Каким черным волшебством сделались мы
чужие между своими! Финны и тунгусы скорее приемлются в наше
собратство, становятся выше нас, делаются нам образцами, а народ
единокровный разрознен с нами, и навеки!"
Не это ли ответ на мучительный вопрос о причинах катастрофы? Ее испытали не общественные деятели России, а те, к кому Грибоедов относил слова безжалостные и безнадежные: "...поврежденный класс полуевропейцев". Пока образованные не сольются с единокровным своим народом, пока полуевропейцы не обретут цельности, не будет надежды. Грибоедов, возвращаясь в Петербург, все более мрачнел - и дело было не только в климате и погоде: "При спуске с одного пригорка мы разом погрузились в погребный, влажный воздух; сырость пронизала нас до костей. И чем ближе к Петербургу, тем хуже: по сторонам предательская трава; если своротишь туда, тинистые хляби вместо суши. На пути не было никакой встречи, кроме туземцев финнов; белые волосы, мертвые взгляды, сонные лица!"
Неприязнь к "поврежденному классу полуевропейцев" росла, и она выражалась и в нелюбви к гнилому городу, где сырость проникает до костей. Россию спасет лишь цельность, лишь обращение к народным первоосновам жизни: об этом он твердил Булгарину и до поездки в Парголово, и после возвращения. Он не щеголял патриотизмом, а и в самом деле любил свою несчастную страну, о которой иностранец может подумать, что здесь "господа и крестьяне происходят от двух различных племен, которые не успели еще перемешаться обычаями и нравами".
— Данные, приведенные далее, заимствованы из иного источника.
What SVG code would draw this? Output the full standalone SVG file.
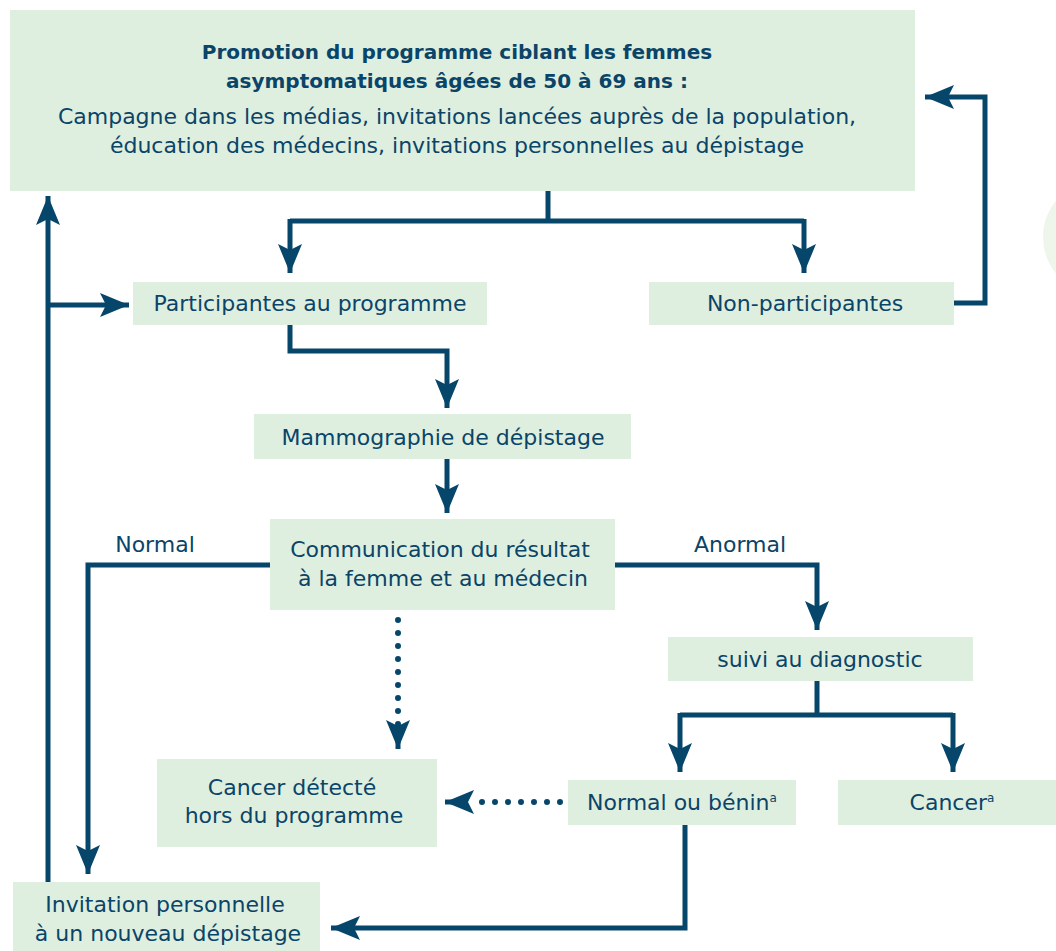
<svg xmlns="http://www.w3.org/2000/svg" width="1056" height="951" viewBox="0 0 1056 951">
<style>
.box{fill:#dfefdf}
.t{font-family:"DejaVu Sans","Noto Sans",sans-serif;font-size:22px;fill:#0a4468;text-anchor:middle}
.b{font-weight:bold;font-size:20px}
.ln{fill:none;stroke:#07466b;stroke-width:5}
.dot{fill:none;stroke:#07466b;stroke-width:6;stroke-linecap:round;stroke-dasharray:0 13}
.sup{font-size:12px}
</style>
<defs>
<marker id="ah" viewBox="-30 -13 32 26" markerWidth="32" markerHeight="26" refX="0" refY="0" orient="auto" markerUnits="userSpaceOnUse">
<path d="M0,0 L-29,-12 L-23,0 L-29,12 Z" fill="#07466b"/>
</marker>
</defs>
<rect width="1056" height="951" fill="#ffffff"/>
<circle cx="1101" cy="237" r="58" fill="#eef6ec"/>
<g id="connectors">
<path class="ln" d="M548,191 V221"/>
<path class="ln" d="M290,221 H804"/>
<path class="ln" d="M290,219 V273" marker-end="url(#ah)"/>
<path class="ln" d="M804,219 V273" marker-end="url(#ah)"/>
<path class="ln" d="M954,303 H985 V97 H925" marker-end="url(#ah)"/>
<path class="ln" d="M48,882 V196" marker-end="url(#ah)"/>
<path class="ln" d="M48,305 H129" marker-end="url(#ah)"/>
<path class="ln" d="M290,325 V351 H447 V408" marker-end="url(#ah)"/>
<path class="ln" d="M447,459 V513" marker-end="url(#ah)"/>
<path class="ln" d="M270,565 H88 V874" marker-end="url(#ah)"/>
<path class="ln" d="M615,565 H817 V630" marker-end="url(#ah)"/>
<path class="ln" d="M817,681 V715"/>
<path class="ln" d="M680,715 H953"/>
<path class="ln" d="M680,713 V772" marker-end="url(#ah)"/>
<path class="ln" d="M953,713 V772" marker-end="url(#ah)"/>
<path class="ln" d="M685,825 V928 H331" marker-end="url(#ah)"/>
<path class="dot" d="M398,620 V735"/>
<path class="ln" d="M398,737 V749" marker-end="url(#ah)" stroke-width="0"/>
<path class="dot" d="M560,802 H470"/>
<path class="ln" d="M462,802 H445" marker-end="url(#ah)" stroke-width="0"/>
<text class="t" x="155" y="552">Normal</text>
<text class="t" x="740" y="552">Anormal</text>
</g>
<g id="promotion">
<rect class="box" x="10" y="10" width="905" height="181"/>
<text class="t b" x="457" y="59">Promotion du programme ciblant les femmes</text>
<text class="t b" x="457" y="88">asymptomatiques âgées de 50 à 69 ans :</text>
<text class="t" x="457" y="124">Campagne dans les médias, invitations lancées auprès de la population,</text>
<text class="t" x="457" y="153">éducation des médecins, invitations personnelles au dépistage</text>
</g>
<g id="participantes">
<rect class="box" x="133" y="282" width="354" height="43"/>
<text class="t" x="310" y="311">Participantes au programme</text>
</g>
<g id="non-participantes">
<rect class="box" x="649" y="282" width="305" height="43"/>
<text class="t" x="805" y="311">Non-participantes</text>
</g>
<g id="mammographie">
<rect class="box" x="254" y="414" width="377" height="45"/>
<text class="t" x="443" y="445">Mammographie de dépistage</text>
</g>
<g id="communication">
<rect class="box" x="270" y="519" width="345" height="91"/>
<text class="t" x="440" y="557">Communication du résultat</text>
<text class="t" x="443" y="586">à la femme et au médecin</text>
</g>
<g id="suivi">
<rect class="box" x="668" y="637" width="305" height="44"/>
<text class="t" x="820" y="667">suivi au diagnostic</text>
</g>
<g id="cancer-hors">
<rect class="box" x="157" y="759" width="280" height="88"/>
<text class="t" x="292" y="795">Cancer détecté</text>
<text class="t" x="294" y="823">hors du programme</text>
</g>
<g id="normal-benin">
<rect class="box" x="568" y="780" width="228" height="45"/>
<text class="t" x="682" y="810">Normal ou bénin<tspan class="sup" dy="-8">a</tspan></text>
</g>
<g id="cancer">
<rect class="box" x="838" y="780" width="218" height="45"/>
<text class="t" x="952" y="810">Cancer<tspan class="sup" dy="-8">a</tspan></text>
</g>
<g id="invitation">
<rect class="box" x="13" y="882" width="307" height="69"/>
<text class="t" x="165" y="912">Invitation personnelle</text>
<text class="t" x="168" y="941">à un nouveau dépistage</text>
</g>
</svg>
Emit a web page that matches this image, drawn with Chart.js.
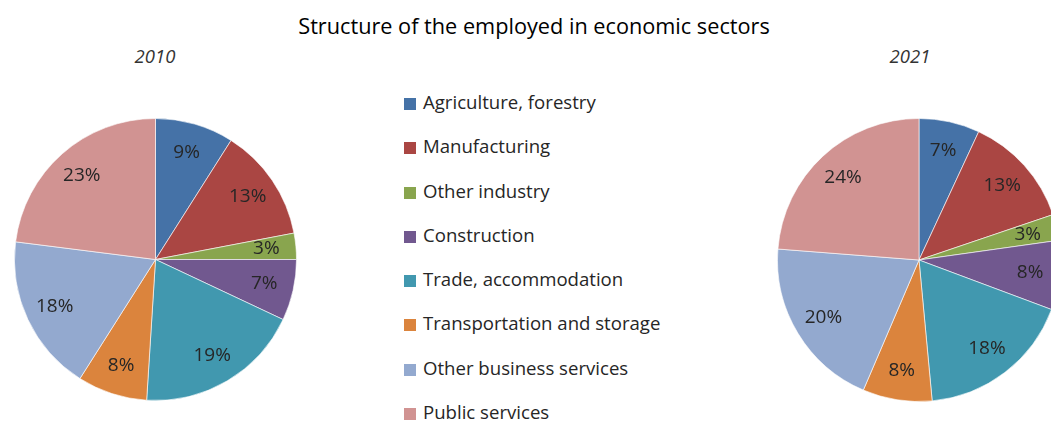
<!DOCTYPE html>
<html>
<head>
<meta charset="utf-8">
<script src="https://cdn.jsdelivr.net/npm/chart.js@4.4.1/dist/chart.umd.min.js"></script>
<style>
  body { margin: 0; background: #fff; }
  #wrap { position: relative; width: 1051px; height: 421px; overflow: hidden; font-family: "Open Sans", "Noto Sans", sans-serif; color: #262626; }
  #title { position: absolute; left: 0; width: 1068px; top: 12px; text-align: center; font-size: 21.7px; color: #000; line-height: 28px; }
  .year { position: absolute; top: 44px; width: 100px; text-align: center; font-size: 18.5px; font-style: italic; line-height: 24px; color: #333; }
  .pie { position: absolute; }
  #legend { position: absolute; left: 404px; top: 88px; }
  #legend div { height: 44.3px; line-height: 28px; font-size: 18.6px; white-space: nowrap; }
  #legend span { display: inline-block; width: 12px; height: 12px; margin-right: 7px; vertical-align: -1px; }
</style>
</head>
<body>
<div id="wrap">
  <div id="title">Structure of the employed in economic sectors</div>
  <div class="year" style="left:105px">2010</div>
  <div class="year" style="left:860px">2021</div>
  <div class="pie" style="left:14px;top:118px;width:283px;height:283px"><canvas id="pie2010"></canvas></div>
  <div class="pie" style="left:777px;top:118px;width:284px;height:284px"><canvas id="pie2021"></canvas></div>
  <div id="legend"></div>
</div>
<script>
const sectors = [
  'Agriculture, forestry',
  'Manufacturing',
  'Other industry',
  'Construction',
  'Trade, accommodation',
  'Transportation and storage',
  'Other business services',
  'Public services'
];
const share2010 = [9, 13, 3, 7, 19, 8, 18, 23];
const share2021 = [7, 13, 3, 8, 18, 8, 20, 24];
const colors = ['#4572A7', '#AA4643', '#89A54E', '#71588F', '#4198AF', '#DB843D', '#93A9CF', '#D19392'];

// legend built from the same arrays
const legend = document.getElementById('legend');
sectors.forEach((name, i) => {
  const row = document.createElement('div');
  row.innerHTML = `<span style="background:${colors[i]}"></span>${name}`;
  legend.appendChild(row);
});

// percentage labels inside the slices
const sliceLabels = {
  id: 'sliceLabels',
  afterDatasetsDraw(chart) {
    const ctx = chart.ctx;
    const data = chart.data.datasets[0].data;
    ctx.save();
    ctx.font = '19px "Open Sans", "Noto Sans", sans-serif';
    ctx.fillStyle = '#262626';
    ctx.textAlign = 'center';
    ctx.textBaseline = 'middle';
    chart.getDatasetMeta(0).data.forEach((arc, i) => {
      const p = arc.getProps(['x', 'y', 'startAngle', 'endAngle', 'outerRadius'], true);
      const mid = (p.startAngle + p.endAngle) / 2;
      const r = p.outerRadius * 0.79;
      ctx.fillText(data[i] + '%', p.x + Math.cos(mid) * r, p.y + Math.sin(mid) * r);
    });
    ctx.restore();
  }
};

function makePie(id, values) {
  new Chart(document.getElementById(id), {
    type: 'pie',
    data: {
      labels: sectors,
      datasets: [{
        data: values,
        backgroundColor: colors,
        borderColor: 'rgba(255,255,255,0.6)',
        borderWidth: 1,
        hoverOffset: 0,
        offset: 0
      }]
    },
    options: {
      responsive: true,
      maintainAspectRatio: false,
      animation: false,
      layout: { padding: 0 },
      plugins: {
        legend: { display: false },
        tooltip: { enabled: false }
      }
    },
    plugins: [sliceLabels]
  });
}

makePie('pie2010', share2010);
makePie('pie2021', share2021);
</script>
</body>
</html>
Надо было жить, и Грибоедов готов был жить, хотя именно в эти самые дни в нем произошел решительный перелом: он застыл, окаменел, замолчал. Его еще помнили веселым, даже озорным - после июля 1826 года он улыбался редко и даже мало говорил. В альманахе "Северные цветы" на 1826 год появилась миниатюра Евгения Баратынского, озаглавленная "Надпись",- ее очень скоро стали читать как надпись к портрету Грибоедова:
Взгляни на лик холодный сей,
Взгляни: в нем жизни нет;
Но как на нем былых страстей
Еще заметен след!
Так ярый ток, оледенев,
Над бездною висит,
Утратив прежний грозный рев,
Храня движенья вид.
К портрету Грибоедова эти стихи подходили: сходство казалось полным. Но - только внешне. Водопад, ставший глыбой льда, уже не водопад - из него ушло движение; "холодный лик", о котором писал Баратынский, лишен жизни - на нем заметен лишь след некогда бушевавших страстей. Грибоедов не был льдиной, о нем нельзя было сказать - "в нем жизни нет"; он окаменел, но все былые страсти в нем бушевали, хотя не шевелился ни один мускул на его некогда столь подвижном лице. С мертвенно-бледным лицом он часами импровизировал на фортепьяно; вслушиваясь в его музыку, можно было угадать в ней и реквием по казненным, и уверенность в грядущем торжестве добра. Булгарин слушал импровизацию Грибоедова и дрожал: а вдруг кто поймет? Не понять трудно. Правда, следствие окончено и закрыто...
2
...насмешливый, угрюмый,
С язвительной улыбкой на устах,
С челом высоким под завесой думы,
Со скорбию во взоре и чертах!
В его груди, восторгами томимой,
Не тот же ли огонь неодолимый
Пылал, который некогда горел
В сердцах метателей господних стрел,
Объятых духом Вышнего пророков?..
Вильгельм Кюхельбекер,
"До смерти мне грозила смерти тьма...",
1845
Перед Фаддеем лежала рукопись Грибоедова, озаглавленная "Дележ добычи". Это стихотворение родилось на Кавказе. В недавнем октябре, восемь месяцев назад, Грибоедов участвовал в карательной операции против горцев, напавших на станицу Солдатскую; их было около двух тысяч всадников, и они, эти ловкие лихие кабардинцы и черкесы, увели тогда в плен более сотни наших. Русский отряд под началом генерала Вельяминова в начале октября вышел из Константиногорска с целью остановить противника, не дать ему уйти за Кубань, отбить пленных. Грибоедов был, как всегда, холодно храбр: он стоял под градом пуль, словно не слышал их свиста и не видел падавших вокруг казаков. Булгарина восхищало бесстрашие - то, чем сам он отнюдь не отличался.